The Christian Brothers estimates it owes $774 million to survivors with current or future abuse claims. It claims to have 36 remaining properties worth $216 million under its control. The moratorium gives survivors time to consider whether to support the order’s proposal.
But significant concerns have emerged about how the Christian Brothers transferred property - land, school buildings, and homes near former schools - to another entity, Edmund Rice Education Australia (EREA), over the past decade. Property records obtained by the Guardian show those transfers were made for $1 each, even for multimillion-dollar homes in Sydney. EREA, named after the founder of the Christian Brothers, was established in 2007 as an independent entity to take over former Christian Brothers schools.

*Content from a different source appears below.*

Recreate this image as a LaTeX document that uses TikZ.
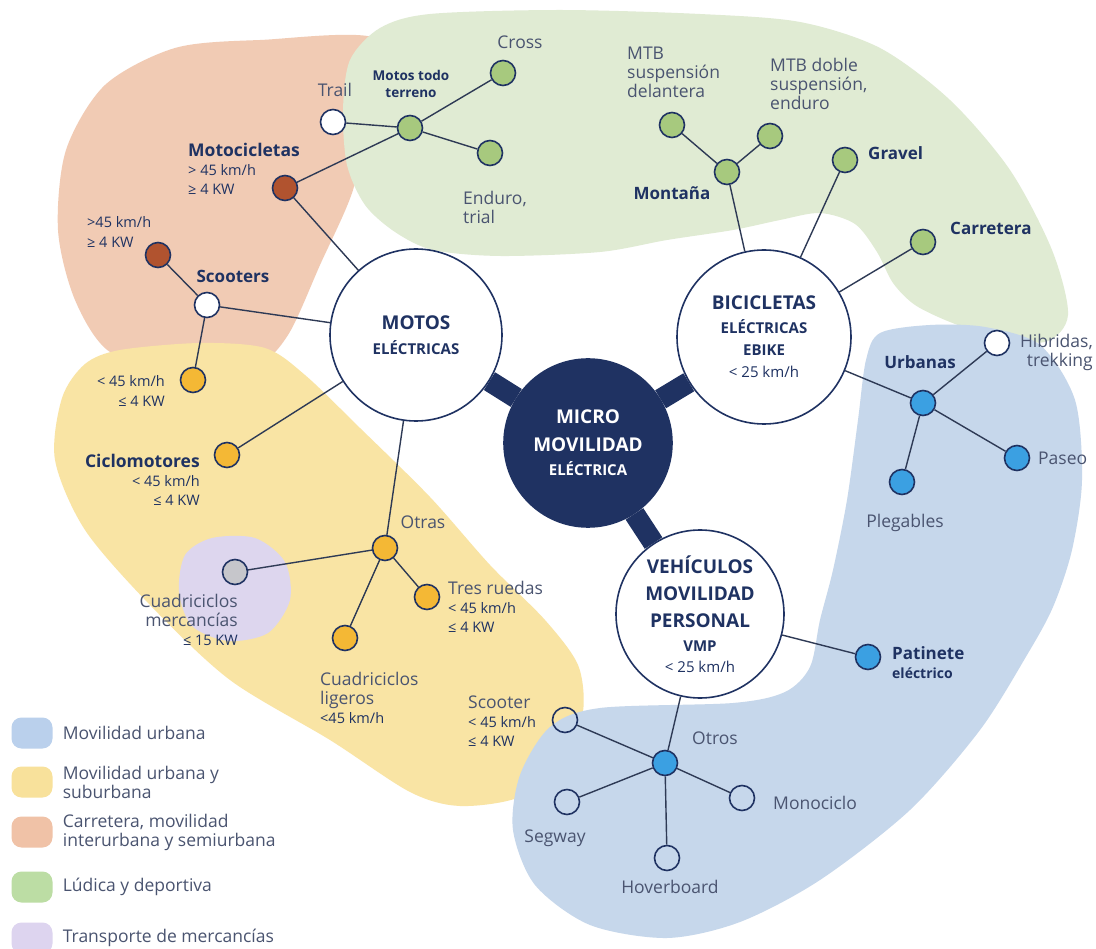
\documentclass[tikz,border=0pt]{standalone}
\usepackage{fontspec}
\setmainfont{Open Sans}
\usetikzlibrary{positioning}

\definecolor{navy}{HTML}{1F3262}
\definecolor{edge}{HTML}{2E3A55}
\definecolor{txt}{HTML}{4A5470}
\definecolor{zblue}{HTML}{C6D7EB}
\definecolor{zyellow}{HTML}{F9E4A4}
\definecolor{zpeach}{HTML}{F1CBB4}
\definecolor{zgreen}{HTML}{E0EBD3}
\definecolor{zpurple}{HTML}{DDD6EE}
\definecolor{dblue}{HTML}{3BA0E2}
\definecolor{dyellow}{HTML}{F4B835}
\definecolor{dbrown}{HTML}{B1532F}
\definecolor{dgreen}{HTML}{A7C97E}
\definecolor{dgray}{HTML}{C6C6CB}

\begin{document}
\begin{tikzpicture}[
    x=1pt, y=-1pt,
    big/.style={circle, draw=navy, line width=1.6pt, fill=white, inner sep=0pt, align=center, text=navy, minimum size=#1},
    dot/.style={circle, draw=navy, line width=1.6pt, inner sep=0pt, minimum size=25pt},
    link/.style={draw=edge, line width=1.4pt},
    bar/.style={draw=navy, line width=21pt},
    lbl/.style={text=txt, inner sep=0pt, font=\fontsize{17.5}{19}\selectfont},
    lblb/.style={text=navy, inner sep=0pt, font=\fontsize{17}{19}\selectfont\bfseries},
    sml/.style={text=navy, inner sep=0pt, font=\fontsize{14.5}{19.5}\selectfont},
    swatch/.style={rounded corners=10pt, minimum width=41pt, minimum height=31pt, inner sep=0pt},
    lgtxt/.style={lbl, anchor=west, align=left}
    ]
    \fill[white] (0,0) rectangle (1096,949);
    \useasboundingbox (0,0) rectangle (1096,949);

    \fill[zpeach] plot[smooth cycle] coordinates {(380,40) (365,120) (353,190) (320,265) (288,335) (255,365) (180,368) (110,352) (75,300) (58,230) (66,150) (105,85) (175,48) (260,40)};
    \fill[zgreen] plot[smooth cycle] coordinates {(430,14) (560,10) (700,14) (800,22) (880,48) (950,100) (1010,170) (1052,250) (1068,315) (1045,342) (990,335) (950,322) (915,305) (893,283) (877,252) (855,224) (820,213) (780,220) (733,230) (667,240) (600,252) (500,256) (433,250) (395,232) (365,205) (347,165) (343,110) (350,60) (380,28)};
    \fill[zyellow] plot[smooth cycle] coordinates {(120,350) (200,343) (265,348) (305,375) (360,428) (430,497) (490,565) (545,620) (578,665) (583,712) (565,762) (520,797) (460,806) (410,792) (330,740) (230,680) (150,605) (85,530) (55,460) (62,398) (85,364)};
    \fill[zpurple] plot[smooth cycle] coordinates {(185,555) (212,538) (255,538) (285,562) (290,600) (268,633) (228,641) (192,626) (179,592)};
    \fill[zblue] plot[smooth cycle] coordinates {(880,333) (930,325) (985,327) (1040,345) (1075,400) (1082,480) (1072,550) (1053,607) (1027,655) (980,730) (910,810) (820,880) (740,922) (667,938) (590,925) (535,885) (513,830) (520,775) (550,727) (600,708) (733,703) (785,692) (810,667) (820,620) (833,570) (847,500) (858,420) (866,360)};

    \node[big=172pt, font=\fontsize{19}{25}\selectfont\bfseries] (motos) at (416,335) {MOTOS\\{\fontsize{15}{25}\selectfont ELÉCTRICAS}};
    \node[big=174pt, font=\fontsize{19}{24}\selectfont\bfseries] (bici) at (764,337) {BICICLETAS\\{\fontsize{15}{24}\selectfont ELÉCTRICAS}\\[-2pt]{\fontsize{15}{24}\selectfont EBIKE}\\[-2pt]{\fontsize{15}{24}\selectfont\mdseries < 25 km/h}};
    \node[big=168pt, fill=navy, text=white, font=\fontsize{19}{28}\selectfont\bfseries] (micro) at (588,443) {MICRO\\MOVILIDAD\\[-4pt]{\fontsize{15}{28}\selectfont ELÉCTRICA}};
    \node[big=168pt, font=\fontsize{19}{27}\selectfont\bfseries] (vmp) at (700,614) {VEHÍCULOS\\MOVILIDAD\\PERSONAL\\[-3pt]{\fontsize{15}{27}\selectfont VMP}\\[-6pt]{\fontsize{15}{27}\selectfont\mdseries < 25 km/h}};

    \node[dot, fill=white] (trail) at (333,122) {};
    \node[dot, fill=dgreen] (mtt) at (410,128) {};
    \node[dot, fill=dgreen] (cross) at (503,73) {};
    \node[dot, fill=dgreen] (enduro) at (490,153) {};
    \node[dot, fill=dbrown] (motoc) at (285,188) {};
    \node[dot, fill=dbrown] (scmas) at (158,255) {};
    \node[dot, fill=white] (scooters) at (207,305) {};
    \node[dot, fill=dyellow] (scmenos) at (193,380) {};
    \node[dot, fill=dyellow] (ciclo) at (227,455) {};
    \node[dot, fill=dyellow] (otras) at (385,548) {};
    \node[dot, fill=dgray] (cmerc) at (235,572) {};
    \node[dot, fill=dyellow] (cligeros) at (345,638) {};
    \node[dot, fill=dyellow] (tres) at (427,597) {};
    \node[dot, fill=dgreen] (mtbdel) at (672,125) {};
    \node[dot, fill=dgreen] (montana) at (727,172) {};
    \node[dot, fill=dgreen] (mtbdob) at (770,136) {};
    \node[dot, fill=dgreen] (gravel) at (845,160) {};
    \node[dot, fill=dgreen] (carretera) at (923,242) {};
    \node[dot, fill=white] (hibridas) at (997,343) {};
    \node[dot, fill=dblue] (urbanas) at (923,403) {};
    \node[dot, fill=dblue] (paseo) at (1017,458) {};
    \node[dot, fill=dblue] (plegables) at (902,482) {};
    \node[dot, fill=dblue] (patinete) at (868,657) {};
    \node[dot, fill=dblue] (otros) at (665,763) {};
    \node[dot] (scooter) at (565,720) {};
    \node[dot] (segway) at (567,802) {};
    \node[dot] (hoverboard) at (667,858) {};
    \node[dot] (monociclo) at (742,798) {};

    \draw[bar] (micro) -- (motos);
    \draw[bar] (micro) -- (bici);
    \draw[bar] (micro) -- (vmp);

    \foreach \a/\b in {motoc/motos, motoc/mtt, mtt/trail, mtt/cross, mtt/enduro,
        scooters/motos, scooters/scmas, scooters/scmenos, ciclo/motos, otras/motos,
        otras/cmerc, otras/cligeros, otras/tres, montana/bici, montana/mtbdel,
        montana/mtbdob, gravel/bici, carretera/bici, urbanas/bici, urbanas/hibridas,
        urbanas/paseo, urbanas/plegables, patinete/vmp, otros/vmp, otros/scooter,
        otros/segway, otros/hoverboard, otros/monociclo}
        \draw[link] (\a) -- (\b);

    \node[lbl] (lTrail) at (335,90) {Trail};
    \node[lblb, align=center, font=\fontsize{13.5}{17}\selectfont\bfseries] (lMtt) at (411,84) {Motos todo\\terreno};
    \node[lbl] (lCross) at (520,42) {Cross};
    \node[lbl, anchor=west, align=left] (lEnduro) at (463,207) {Enduro,\\trial};
    \node[lbl, anchor=west, align=left] (lMotoc) at (188,169) {\textbf{\textcolor{navy}{Motocicletas}}\\{\fontsize{14.5}{19}\selectfont\textcolor{navy}{> 45 km/h}}\\{\fontsize{14.5}{19}\selectfont\textcolor{navy}{≥ 4 KW}}};
    \node[sml, anchor=west, align=left] (lScmas) at (87,232) {>45 km/h\\≥ 4 KW};
    \node[lblb] (lScooters) at (233,276) {Scooters};
    \node[sml, anchor=east, align=right] (lScmenos) at (165,391) {< 45 km/h\\≤ 4 KW};
    \node[lbl, anchor=east, align=right] (lCiclo) at (200,480) {\textbf{\textcolor{navy}{Ciclomotores}}\\{\fontsize{14.5}{19}\selectfont\textcolor{navy}{< 45 km/h}}\\{\fontsize{14.5}{19}\selectfont\textcolor{navy}{≤ 4 KW}}};
    \node[lbl] (lOtras) at (423,522) {Otras};
    \node[lbl, anchor=east, align=right] (lCmerc) at (238,620) {Cuadriciclos\\mercancías\\{\fontsize{14.5}{19}\selectfont\textcolor{navy}{≤ 15 KW}}};
    \node[lbl, anchor=west, align=left] (lCligeros) at (320,698) {Cuadriciclos\\ligeros\\{\fontsize{14.5}{19}\selectfont\textcolor{navy}{<45 km/h}}};
    \node[lbl, anchor=west, align=left] (lTres) at (448,607) {Tres ruedas\\{\fontsize{14.5}{19}\selectfont\textcolor{navy}{< 45 km/h}}\\{\fontsize{14.5}{19}\selectfont\textcolor{navy}{≤ 4 KW}}};
    \node[lbl, anchor=west, align=left] (lMtbdel) at (627,72) {MTB\\suspensión\\delantera};
    \node[lblb] (lMontana) at (672,193) {Montaña};
    \node[lbl, anchor=west, align=left] (lMtbdob) at (770,84) {MTB doble\\suspensión,\\enduro};
    \node[lblb, anchor=west] (lGravel) at (868,153) {Gravel};
    \node[lblb, anchor=west] (lCarretera) at (950,228) {Carretera};
    \node[lbl, anchor=east, align=right] (lHibridas) at (1093,352) {Hibridas,\\trekking};
    \node[lblb] (lUrbanas) at (920,362) {Urbanas};
    \node[lbl, anchor=west] (lPaseo) at (1038,458) {Paseo};
    \node[lbl] (lPlegables) at (905,523) {Plegables};
    \node[lblb, anchor=west, align=left] (lPatinete) at (892,663) {Patinete\\{\fontsize{14}{18}\selectfont eléctrico}};
    \node[lbl] (lOtros) at (715,738) {Otros};
    \node[lbl, anchor=west, align=left] (lScooter) at (468,721) {Scooter\\{\fontsize{14.5}{19}\selectfont\textcolor{navy}{< 45 km/h}}\\{\fontsize{14.5}{19}\selectfont\textcolor{navy}{≤ 4 KW}}};
    \node[lbl] (lSegway) at (555,838) {Segway};
    \node[lbl] (lHoverboard) at (670,887) {Hoverboard};
    \node[lbl, anchor=west] (lMonociclo) at (773,803) {Monociclo};

    \node[swatch, fill={rgb,255:red,186;green,208;blue,236}] (sw1) at (32,733) {};
    \node[swatch, fill={rgb,255:red,248;green,225;blue,155}] (sw2) at (32,782) {};
    \node[swatch, fill={rgb,255:red,240;green,194;blue,167}] (sw3) at (32,832) {};
    \node[swatch, fill={rgb,255:red,188;green,221;blue,164}] (sw4) at (32,887) {};
    \node[swatch, fill={rgb,255:red,221;green,212;blue,239}] (sw5) at (32,938) {};
    \node[lgtxt, right=10pt of sw1] (lg1) {Movilidad urbana};
    \node[lgtxt, right=10pt of sw2] (lg2) {Movilidad urbana y\\suburbana};
    \node[lgtxt, right=10pt of sw3] (lg3) {Carretera, movilidad\\interurbana y semiurbana};
    \node[lgtxt, right=10pt of sw4] (lg4) {Lúdica y deportiva};
    \node[lgtxt, right=10pt of sw5] (lg5) {Transporte de mercancías};
  \end{tikzpicture}
\end{document}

In court, Sera Mirzabegian SC, representing the commonwealth, said the federal government was “concerned to ensure that institutions take responsibility for abuse [and] that they provide appropriate compensation.” She highlighted particular concerns about “historical asset transfers between the Christian Brothers and EREA” and whether they were “proper and appropriate.” It would be “obviously disturbing,” she said, if the transfers resulted in assets not being available to compensate survivors.
The court heard that the Christian Brothers’ proposed scheme would preserve the rights of creditors, including survivors, to pursue assets transferred to EREA. The order provided 15 pages of evidence about the property transfers, but Mirzabegian noted significant “discrepancies,” including about the value of the transferred land. “What is abundantly clear from that evidence is that it unfortunately raises more questions than it answers,” she said.
A Christian Brothers spokesperson previously told the Guardian the property was transferred as part of a slow, progressive process of turning over school land and property to EREA, delayed by the “complexity of transferring individual titles across multiple jurisdictions.”
Justice Scott Nixon ordered the moratorium on Thursday, halting claims against the Christian Brothers. Without it, he said, the opportunity to consider the scheme would be lost. The Christian Brothers has warned that if its proposed scheme is not supported, the order will go into liquidation, and survivors will likely receive even less.